Poi fu spesso paragonato a lui.
«Gli amici mi chiamavano Pippuzzo per prendermi in giro, ma per me era un onore, figuriamoci conoscerlo, addirittura diventargli amico e frequentarlo. Quando arrivai anche io alla Dear chiesi proprio di aver quel camerino, da quanto era importante».
Era sempre un complimento, anche quando l’accezione non era del tutto positiva?
«Anche quando i primi critici scrivevano che “baudeggiavo” era un complimento. Non può che essere così. Chi usava il termine in modo non positivo sbagliava perché è come dire a un calciatore che è simile a Maradona. Baudo è stato il primo che ha trasformato il presentatore in conduttore: sono mestieri diversi, e lui era un regista in scena che dettava i tempi, stava al centro, osservava. Tutti abbiamo cercato di imparare da lui e poi proseguire col nostro stile».
Avete anche condiviso delle trasmissioni.
«Mi scelse come uno dei conduttori di Luna Park e poi di Il Castello. Si era inventato l’idea di alternare i conduttori, uno per sera. Per me fu come ricevere mille medaglie».
Vi dava dei consigli?
«Lui inventava i programmi, ma poi ognuno se li personalizzava. Pippo non entrava nel merito, anzi gli piaceva che ogni serata avesse un sapore diverso e ogni conduttore ci mettesse la sua cifra. Ci lasciava liberi».
Incuteva timore?
«Quando arrivava sentivi la sua presenza, l’imponenza e l’altezza. Ma era rispetto del valore della persona, non timore di quello che dà ordini o fa il comandante. Se diceva “quella luce è sbagliata”, aveva ragione. Se diceva “quel vestito luccica troppo”, era così. Perché era uno che vedeva tutto e controllava i dettagli. Negli studi era sempre benvoluto dalle maestranze. Era il professionista che dava le indicazioni giuste e quindi veniva rispettato».

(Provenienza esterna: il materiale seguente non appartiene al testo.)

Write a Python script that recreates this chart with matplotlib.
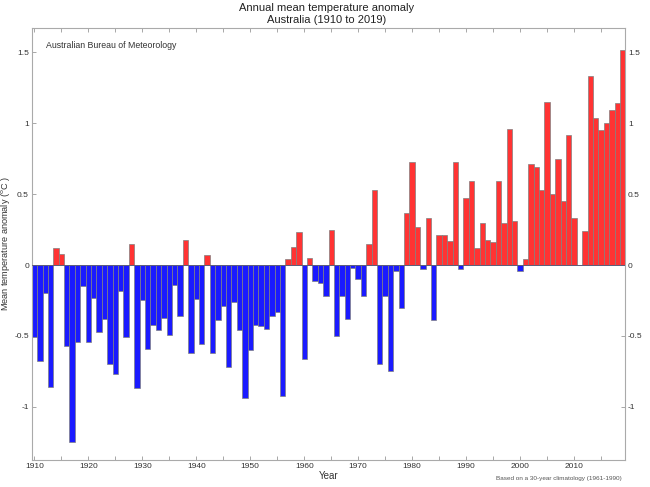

Nemmeno su Sanremo le diede qualche consiglio?
«No, nessun consiglio. Ma nell’ultima edizione, quando ho detto che definivo il mio Festival “baudiano”, cioè fatto come Pippo ci ha insegnato, lui è rimasto contento. Ci siamo sentiti, ne era felice. Ma tutti noi al Festival citiamo Pippo perché lo facciamo come l’ha inventato lui: è stato lui a farlo diventare un evento, a inventare il Dopofestival, a creare anche le polemiche, volendo».
L’anno prossimo ha in mente un ricordo speciale al Festival?
«È presto per dirlo, ma sarà il minimo. È sempre stato ricordato da chiunque, figuriamoci questa volta, nel primo Festival senza Pippo».
Quando vi siete sentiti per l’ultima volta?
«L’anno scorso mi ha fatto un regalo, collegandosi quando ho condotto la serata speciale del Rischiatutto 70. Ci siamo sentiti quest’anno a marzo e poi ho cominciato ad avere dei dubbi quando l’ho chiamato e gli ho mandato un messaggio a giugno per il suo compleanno. Non mi ha risposto, ho sentito la sua fedelissima assistente Dina, e ho capito che la salute non era delle migliori».
Se ripensa a lui che cosa le viene in mente a bruciapelo?
«I suoi abbracci. Ti prendeva in questi abbraccioni quasi paterni, con un misto di affetto e forza, come ce l’hanno i buoni padri di famiglia».